French philosopher Claude Lefort famously argued that in a democracy political authority flows no longer from the king or the leader but from an ‘empty place’ – the will of the people, an abstraction that can never permanently, or perfectly, be filled and represented. Herein lies the greatest dynamism and a great weakness of democracy: the constant scramble to interpret and represent popular sentiments; the effort at devising inclusive and just policies also for those who disagree; the constant battle to uphold a majority in the face of political hostility from ‘the other side’, whether it appears in the form of an ideological or ethnic Other; to maintain public order in the face of perceived threats of criminal unruliness and social disintegration. To live in a democracy requires an ability to endure social and political conflict and to live with the idea that neither society, nor ‘the people’, ever unified or whole. The temptations of authoritarian rule, and “hard hand politics” in formally democratic states, lie precisely in the promise to enforce social order and to permanent fill the empty place of political authority.
The problem of violence and disorder is in other words constitutive and fundamental to democracy. Large crowds and rallies are the prized manifestation of the will of the people but it is a power that rests on the possibility of turning into public violence. By ‘public violence’ we mean forms of protest and civil unrest, or the threat thereof, that are performative and purposeful, designed to be seen and acted upon. Such violence requires inclusion and ‘taming’ by forms of political representation and inclusion in order to not turn into semi-permanent ‘disorder’ that may enable the rise of alternative sources of government and order – criminal organizations, localized strongmen, vigilantes, ethno-national movements.

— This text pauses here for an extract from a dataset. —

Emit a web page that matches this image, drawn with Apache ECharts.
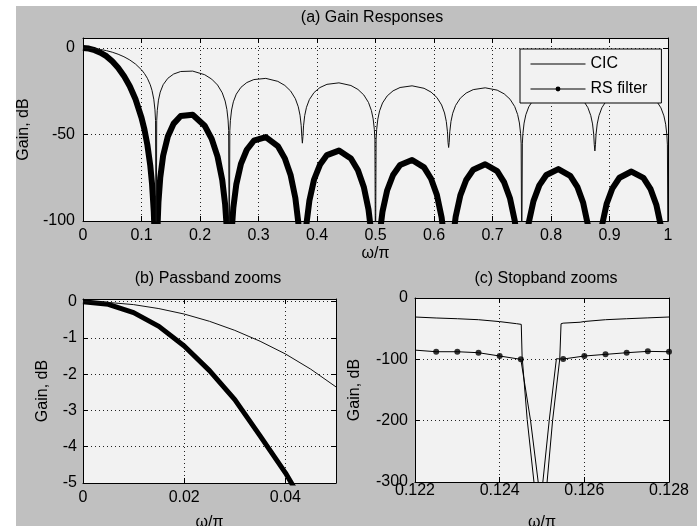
<!DOCTYPE html>
<html><head><meta charset="utf-8">
<script src="https://cdn.jsdelivr.net/npm/echarts@6/dist/echarts.min.js"></script>
<style>
html,body{margin:0;padding:0;background:#fff;}
#fig{position:absolute;left:16px;top:6px;width:681px;height:520px;background:#c0c0c0;}
#chart{position:absolute;left:0;top:0;width:697px;height:526px;}
</style></head><body><div id="fig"></div><div id="chart"></div>
<script>
// ---------- (a) Gain responses, full band ----------
const cicX = [0,0.01,0.02,0.03,0.04,0.05,0.06,0.07,0.08,0.09,0.1,0.105,0.11,0.115,0.118,0.121,0.123,0.124,0.125,
  0.126,0.127,0.129,0.132,0.137,0.145,0.155,0.167,0.1875,0.208,0.22,0.23,0.238,0.243,0.246,0.248,0.249,0.25,
  0.251,0.252,0.254,0.257,0.262,0.27,0.28,0.292,0.3125,0.333,0.345,0.355,0.363,0.368,0.371,0.373,0.374,0.375,
  0.376,0.377,0.379,0.382,0.387,0.395,0.405,0.417,0.4375,0.458,0.47,0.48,0.488,0.493,0.496,0.498,0.499,0.5,
  0.501,0.502,0.504,0.507,0.512,0.52,0.53,0.542,0.5625,0.583,0.595,0.605,0.613,0.618,0.621,0.623,0.624,0.625,
  0.626,0.627,0.629,0.632,0.637,0.645,0.655,0.667,0.6875,0.708,0.72,0.73,0.738,0.743,0.746,0.748,0.749,0.75,
  0.751,0.752,0.754,0.757,0.762,0.77,0.78,0.792,0.8125,0.833,0.845,0.855,0.863,0.868,0.871,0.873,0.874,0.875,
  0.876,0.877,0.879,0.882,0.887,0.895,0.905,0.917,0.9375,0.958,0.97,0.98,0.988,0.993,0.996,0.998,0.999,1];
const cicY = [0,-0.09,-0.37,-0.84,-1.51,-2.41,-3.57,-5.04,-6.91,-9.33,-12.59,-14.73,-17.47,-21.26,-24.53,-29.58,-35.73,-41.81,-130,
  -41.96,-36.0,-30.13,-25.49,-21.21,-17.5,-15.02,-13.57,-13.34,-15.42,-17.97,-21.39,-25.87,-30.65,-35.58,-41.65,-47.71,-130,
  -47.77,-41.78,-35.83,-31.1,-26.66,-22.71,-19.96,-18.23,-17.55,-19.26,-21.62,-24.89,-29.27,-33.97,-38.86,-44.91,-50.95,-55,
  -51.0,-45.0,-39.03,-34.26,-29.76,-25.71,-22.85,-20.99,-20.13,-21.67,-23.93,-27.13,-31.45,-36.12,-40.99,-47.02,-53.06,-130,
  -53.09,-47.08,-41.09,-36.3,-31.77,-27.68,-24.75,-22.82,-21.85,-23.28,-25.48,-28.63,-32.91,-37.55,-42.41,-48.44,-54.47,-57.5,
  -54.49,-48.48,-42.49,-37.69,-33.13,-29.0,-26.03,-24.05,-22.99,-24.34,-26.5,-29.61,-33.86,-38.49,-43.34,-49.36,-55.39,-130,
  -55.4,-49.39,-43.39,-38.57,-34.0,-29.85,-26.85,-24.82,-23.7,-24.99,-27.11,-30.2,-34.42,-39.04,-43.87,-49.89,-55.91,-59.5,
  -55.92,-49.9,-43.9,-39.08,-34.49,-30.31,-27.28,-25.22,-24.04,-25.27,-27.36,-30.42,-34.62,-39.22,-44.05,-50.06,-56,-130];

const rsX = [0,0.01,0.02,0.03,0.04,0.05,0.06,0.07,0.08,0.09,0.1,0.105,0.11,0.115,0.118,0.121,0.123,0.125,
  0.127,0.129,0.132,0.137,0.145,0.155,0.167,0.1875,0.208,0.22,0.23,0.238,0.243,0.246,0.25,
  0.254,0.257,0.262,0.27,0.28,0.292,0.3125,0.333,0.345,0.355,0.363,0.368,0.371,0.375,
  0.379,0.382,0.387,0.395,0.405,0.417,0.4375,0.458,0.47,0.48,0.488,0.493,0.5,
  0.507,0.512,0.52,0.53,0.542,0.5625,0.583,0.595,0.605,0.613,0.618,0.625,
  0.632,0.637,0.645,0.655,0.667,0.6875,0.708,0.72,0.73,0.738,0.743,0.75,
  0.757,0.762,0.77,0.78,0.792,0.8125,0.833,0.845,0.855,0.863,0.868,0.875,
  0.882,0.887,0.895,0.905,0.917,0.9375,0.958,0.97,0.98,0.988,0.993,1];
const rsY = [0,-0.3,-1.22,-2.7,-4.72,-7.7,-11.4,-16.1,-22.1,-29.8,-40.3,-47.1,-55.9,-68.0,-78.5,-94.7,-114,-160,
  -106.6,-89.0,-75.1,-62.2,-51.1,-43.7,-39.3,-38.6,-44.9,-52.5,-62.8,-76.2,-90.6,-105.3,-160,
  -106.4,-92.2,-78.9,-67.0,-58.8,-53.6,-51.5,-56.7,-63.8,-73.6,-86.7,-100.8,-115.5,-160,
  -116.0,-101.7,-88.2,-76.0,-67.5,-61.9,-59.3,-63.9,-70.7,-80.3,-93.3,-107.3,-160,
  -108.1,-94.5,-82.2,-73.4,-67.6,-64.7,-69.0,-75.6,-85.0,-97.9,-111.8,-160,
  -111.3,-97.6,-85.2,-76.3,-70.4,-67.2,-71.2,-77.7,-87.0,-99.8,-113.7,-160,
  -114.6,-100.9,-88.5,-79.4,-73.4,-70.0,-73.9,-80.2,-89.5,-102.2,-116.0,-160,
  -116.5,-102.8,-90.2,-81.1,-75.0,-71.4,-75.1,-81.4,-90.6,-103.2,-117.0,-160];

// ---------- (b) Passband zoom ----------
const passX = [0,0.005,0.01,0.015,0.02,0.025,0.03,0.035,0.04,0.045,0.05];
const passCic = [0,-0.02,-0.08,-0.19,-0.34,-0.54,-0.79,-1.09,-1.44,-1.86,-2.35];
const passRs = [0,-0.07,-0.3,-0.68,-1.22,-1.9,-2.7,-3.7,-4.72,-5.9,-7.2];

// ---------- (c) Stopband zoom ----------
const stopCicX = [0.122,0.1225,0.123,0.1235,0.124,0.1244,0.12451,0.12453,0.12465,0.12481,0.1249,
  0.1251,0.12512,0.12525,0.12542,0.12545,0.1255,0.1259,0.126,0.1265,0.127,0.1275,0.128];
const stopCicY = [-31,-32.6,-33.8,-35.4,-38.5,-41.9,-43,-95,-198,-300,-360,
  -360,-300,-200,-99,-42,-41,-39.5,-38.3,-35.4,-33.8,-32.4,-31];
const stopRsX = [0.122,0.1225,0.123,0.1235,0.124,0.1245,0.12473,0.12491,0.12497,0.12502,0.12517,0.12534,
  0.1255,0.126,0.1265,0.127,0.1275,0.128];
const stopRsY = [-85,-87.6,-87.6,-89.2,-94.6,-100,-200,-300,-340,-300,-200,-99,
  -99.5,-94.6,-91.9,-89.2,-87,-87.6];

// tick settings
const aTicksX = {min:0, max:1, interval:0.1};
const aTicksY = {min:-100, max:5.8, interval:50};
const bTicksX = {min:0, max:0.05, interval:0.02};
const bTicksY = {min:-5, max:0.075, interval:1};
const cTicksX = {min:0.122, max:0.128, interval:0.002};
const cTicksY = {min:-300, max:0, interval:100};

const FONT = '"Liberation Sans", Arial, Helvetica, sans-serif';
const zip = (xs, ys) => xs.map((x, i) => [x, ys[i]]);
const black = '#000';
const gridLine = {show:true, lineStyle:{color:'#222', type:[1,3], width:1}};
const axLine = {show:true, onZero:false, lineStyle:{color:black, width:1}};
const tick = {show:true, inside:true, length:5, lineStyle:{color:black}};
const lbl = (margin, showMax) => ({show:true, color:black, fontSize:16, fontFamily:FONT, margin:margin, showMaxLabel:showMax});

function xMain(g, t, margin, nameGap, showMax) {
  return Object.assign({type:'value', gridIndex:g, position:'bottom', axisLine:axLine, axisTick:tick,
    axisLabel:lbl(margin, showMax), splitLine:gridLine, name:'ω/π', nameLocation:'middle', nameGap:nameGap,
    nameTextStyle:{color:black, fontSize:16, fontFamily:FONT}}, t);
}
function xMirror(g, t) {
  return Object.assign({type:'value', gridIndex:g, position:'top', axisLine:axLine, axisTick:tick,
    axisLabel:{show:false}, splitLine:{show:false}}, t);
}
function yMain(g, t, margin, nameGap, showMax) {
  return Object.assign({type:'value', gridIndex:g, position:'left', axisLine:axLine, axisTick:tick,
    axisLabel:lbl(margin, showMax), splitLine:gridLine, name:'Gain, dB', nameLocation:'middle', nameGap:nameGap,
    nameRotate:90, nameTextStyle:{color:black, fontSize:16, fontFamily:FONT}}, t);
}
function yMirror(g, t) {
  return Object.assign({type:'value', gridIndex:g, position:'right', axisLine:axLine, axisTick:tick,
    axisLabel:{show:false}, splitLine:{show:false}}, t);
}

const gridBg = '#f2f2f2';
const isMarker = x => x > 0.1221 && Math.abs(x * 2000 - Math.round(x * 2000)) < 1e-6;
const titleText = (txt, x, y) => ({type:'text', x:x, y:y, silent:true,
  style:{text:txt, fill:black, font:'16px ' + FONT, fontSize:16, fontFamily:FONT,
    textAlign:'center', align:'center', textVerticalAlign:'middle', verticalAlign:'middle'}});

const option = {
  animation:false,
  backgroundColor:'transparent',
  textStyle:{fontFamily:FONT},
  grid:[
    {left:83, top:38, width:585, height:183, show:true, backgroundColor:gridBg, borderWidth:0, containLabel:false, outerBoundsMode:'none'},
    {left:83, top:299, width:253, height:184, show:true, backgroundColor:gridBg, borderWidth:0, containLabel:false, outerBoundsMode:'none'},
    {left:415, top:298, width:254, height:184, show:true, backgroundColor:gridBg, borderWidth:0, containLabel:false, outerBoundsMode:'none'}
  ],
  xAxis:[
    xMain(0, aTicksX, 7, 25, true), xMirror(0, aTicksX),
    xMain(1, bTicksX, 7, 32, false), xMirror(1, bTicksX),
    xMain(2, cTicksX, 1, 33, true), xMirror(2, cTicksX)
  ],
  yAxis:[
    yMain(0, aTicksY, 8, 50, false), yMirror(0, aTicksY),
    yMain(1, bTicksY, 6, 32, false), yMirror(1, bTicksY),
    yMain(2, cTicksY, 7, 52, true), yMirror(2, cTicksY)
  ],
  legend:{
    data:[{name:'CIC', itemStyle:{opacity:0}}, {name:'RS filter'}],
    orient:'vertical', left:520, top:49,
    itemWidth:55, itemHeight:6, itemGap:9,
    padding:[7, 14, 6, 10],
    backgroundColor:gridBg, borderColor:black, borderWidth:1, borderRadius:0,
    textStyle:{color:black, fontSize:16, fontFamily:FONT},
    lineStyle:{color:black, width:1}, itemStyle:{color:black, borderWidth:0},
    selectedMode:false
  },
  graphic:[
    titleText('(a) Gain Responses', 372, 18),
    titleText('(b) Passband zooms', 208, 279),
    titleText('(c) Stopband zooms', 546, 279)
  ],
  series:[
    {name:'CIC', type:'line', xAxisIndex:0, yAxisIndex:0, data:zip(cicX, cicY), symbol:'none', clip:true,
      lineStyle:{color:'#111', width:1}, itemStyle:{color:black}, z:3},
    {name:'RS filter', type:'line', xAxisIndex:0, yAxisIndex:0, data:zip(rsX, rsY), symbol:'circle', showSymbol:false, clip:true,
      lineStyle:{color:black, width:6, join:'round'}, itemStyle:{color:black}, z:2},
    {name:'CIC', type:'line', xAxisIndex:2, yAxisIndex:2, data:zip(passX, passCic), symbol:'none', clip:true,
      lineStyle:{color:'#111', width:1}, itemStyle:{color:black}, z:3},
    {name:'RS filter', type:'line', xAxisIndex:2, yAxisIndex:2, data:zip(passX, passRs), symbol:'none', clip:true,
      lineStyle:{color:black, width:5}, itemStyle:{color:black}, z:2},
    {name:'CIC', type:'line', xAxisIndex:4, yAxisIndex:4, data:zip(stopCicX, stopCicY), symbol:'none', clip:true,
      lineStyle:{color:black, width:1}, itemStyle:{color:black}, z:3},
    {name:'RS filter', type:'line', xAxisIndex:4, yAxisIndex:4, data:zip(stopRsX, stopRsY), symbol:'none', clip:true,
      lineStyle:{color:black, width:1}, itemStyle:{color:black}, z:3},
    {name:'RS filter', type:'scatter', xAxisIndex:4, yAxisIndex:4,
      data:zip(stopRsX, stopRsY).filter(p => isMarker(p[0])), symbol:'circle', symbolSize:6, clip:false,
      itemStyle:{color:black}, z:4}
  ]
};
const chart = echarts.init(document.getElementById('chart'), null, {renderer:'canvas'});
chart.setOption(option);
</script></body></html>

In this workshop we will examine this relationship between violence, democracy, and representation through both theoretical, historical, and ethnographic materials. We will examine historic and contemporary cases of public violence and demands for order – from Chile and Latin America to India and South Africa – and we invite the participants to consider how the question of the threat of violence and democratic authority speaks to their own research.